After reports emerged that former Paul Manafort associate Sam Patten copped a guilty plea in exchange for information about the Trump campaign's work with Cambridge Analytica, a reporter who had the man on her radar for months explained how he became part of the Russiagate scandal.
Along with being an associate of Manafort's and an employee at the Oregon office of Cambridge Analytica's parent company, Patten was also an old friend and regular business associate of Konstantin Kilimnik, a man suspected of having ties to Russian intelligence. Kilimnik was indicted by special counsel Robert Mueller in June on money laundering and bank fraud charges.
While investigating Kilimnik earlier in 2018, The Atlantic's Natasha Bertrand encountered Patten, who on Friday was indicted for failing to register as a foreign agent.

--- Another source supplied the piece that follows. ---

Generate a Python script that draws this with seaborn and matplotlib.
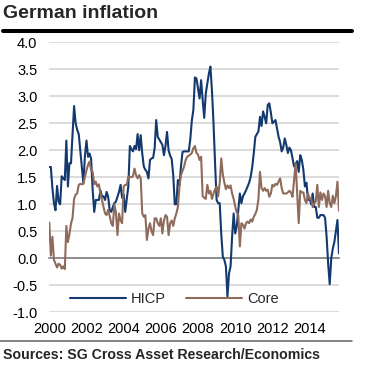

"They kept in touch over the last couple decades and they're really fond of each other," Bertrand told MSNBC's Rachel Maddow on Friday night. "They found places to work together over the last two decades."
The reporter went on to say that when she interviewed him earlier in the year, the Manafort associate was "very coy" about his work -- and appears to have lied to her about working in the U.S.
"He would not go into much detail" about his work with Kilimnik, Bertrand said. She noted that she asked him "point blank" if he worked for foreign interests in the United States and he would only respond that he "represented clients outside of the U.S."
"He seemed very eager to hide the fact that he was, in fact, lobbying on behalf of foreign clients in the United States," Bertrand noted.